GIVEN TASK: Below is a set of records; restate each one word for word.

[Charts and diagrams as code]
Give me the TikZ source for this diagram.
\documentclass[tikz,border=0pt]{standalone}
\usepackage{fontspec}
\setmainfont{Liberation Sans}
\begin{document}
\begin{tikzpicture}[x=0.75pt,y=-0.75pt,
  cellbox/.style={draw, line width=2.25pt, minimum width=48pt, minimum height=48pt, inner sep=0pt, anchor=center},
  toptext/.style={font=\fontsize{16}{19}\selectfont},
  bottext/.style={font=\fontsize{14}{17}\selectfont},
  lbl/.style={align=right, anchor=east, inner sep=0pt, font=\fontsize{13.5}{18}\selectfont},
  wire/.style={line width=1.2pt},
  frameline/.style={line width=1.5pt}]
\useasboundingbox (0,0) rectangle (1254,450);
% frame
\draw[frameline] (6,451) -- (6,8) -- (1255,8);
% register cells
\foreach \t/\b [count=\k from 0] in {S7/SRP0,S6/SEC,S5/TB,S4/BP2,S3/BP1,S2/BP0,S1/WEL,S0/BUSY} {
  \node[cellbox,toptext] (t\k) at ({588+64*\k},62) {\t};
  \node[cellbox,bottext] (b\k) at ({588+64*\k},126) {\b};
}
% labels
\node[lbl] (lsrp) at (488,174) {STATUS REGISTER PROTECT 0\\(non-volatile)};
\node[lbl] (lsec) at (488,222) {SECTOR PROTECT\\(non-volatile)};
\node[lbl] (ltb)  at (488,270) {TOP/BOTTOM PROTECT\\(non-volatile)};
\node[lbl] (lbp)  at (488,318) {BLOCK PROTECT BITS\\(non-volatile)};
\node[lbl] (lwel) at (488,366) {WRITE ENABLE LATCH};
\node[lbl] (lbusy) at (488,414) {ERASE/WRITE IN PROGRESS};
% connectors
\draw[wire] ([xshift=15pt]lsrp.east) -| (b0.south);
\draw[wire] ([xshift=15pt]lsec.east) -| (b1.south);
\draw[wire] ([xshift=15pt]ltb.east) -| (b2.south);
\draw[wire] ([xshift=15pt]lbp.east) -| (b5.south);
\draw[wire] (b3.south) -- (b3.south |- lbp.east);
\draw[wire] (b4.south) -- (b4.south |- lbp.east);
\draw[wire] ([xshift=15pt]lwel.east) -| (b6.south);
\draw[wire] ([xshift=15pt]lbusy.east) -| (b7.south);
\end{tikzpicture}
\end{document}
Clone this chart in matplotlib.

PROBLEM SOLUTION:
Give me the TikZ source for this diagram.
\documentclass[tikz,border=0pt]{standalone}
\usepackage{fontspec}
\setmainfont{Liberation Sans}
\begin{document}
\begin{tikzpicture}[x=0.75pt,y=-0.75pt,
  cellbox/.style={draw, line width=2.25pt, minimum width=48pt, minimum height=48pt, inner sep=0pt, anchor=center},
  toptext/.style={font=\fontsize{16}{19}\selectfont},
  bottext/.style={font=\fontsize{14}{17}\selectfont},
  lbl/.style={align=right, anchor=east, inner sep=0pt, font=\fontsize{13.5}{18}\selectfont},
  wire/.style={line width=1.2pt},
  frameline/.style={line width=1.5pt}]
\useasboundingbox (0,0) rectangle (1254,450);
% frame
\draw[frameline] (6,451) -- (6,8) -- (1255,8);
% register cells
\foreach \t/\b [count=\k from 0] in {S7/SRP0,S6/SEC,S5/TB,S4/BP2,S3/BP1,S2/BP0,S1/WEL,S0/BUSY} {
  \node[cellbox,toptext] (t\k) at ({588+64*\k},62) {\t};
  \node[cellbox,bottext] (b\k) at ({588+64*\k},126) {\b};
}
% labels
\node[lbl] (lsrp) at (488,174) {STATUS REGISTER PROTECT 0\\(non-volatile)};
\node[lbl] (lsec) at (488,222) {SECTOR PROTECT\\(non-volatile)};
\node[lbl] (ltb)  at (488,270) {TOP/BOTTOM PROTECT\\(non-volatile)};
\node[lbl] (lbp)  at (488,318) {BLOCK PROTECT BITS\\(non-volatile)};
\node[lbl] (lwel) at (488,366) {WRITE ENABLE LATCH};
\node[lbl] (lbusy) at (488,414) {ERASE/WRITE IN PROGRESS};
% connectors
\draw[wire] ([xshift=15pt]lsrp.east) -| (b0.south);
\draw[wire] ([xshift=15pt]lsec.east) -| (b1.south);
\draw[wire] ([xshift=15pt]ltb.east) -| (b2.south);
\draw[wire] ([xshift=15pt]lbp.east) -| (b5.south);
\draw[wire] (b3.south) -- (b3.south |- lbp.east);
\draw[wire] (b4.south) -- (b4.south |- lbp.east);
\draw[wire] ([xshift=15pt]lwel.east) -| (b6.south);
\draw[wire] ([xshift=15pt]lbusy.east) -| (b7.south);
\end{tikzpicture}
\end{document}
Clone this chart in matplotlib.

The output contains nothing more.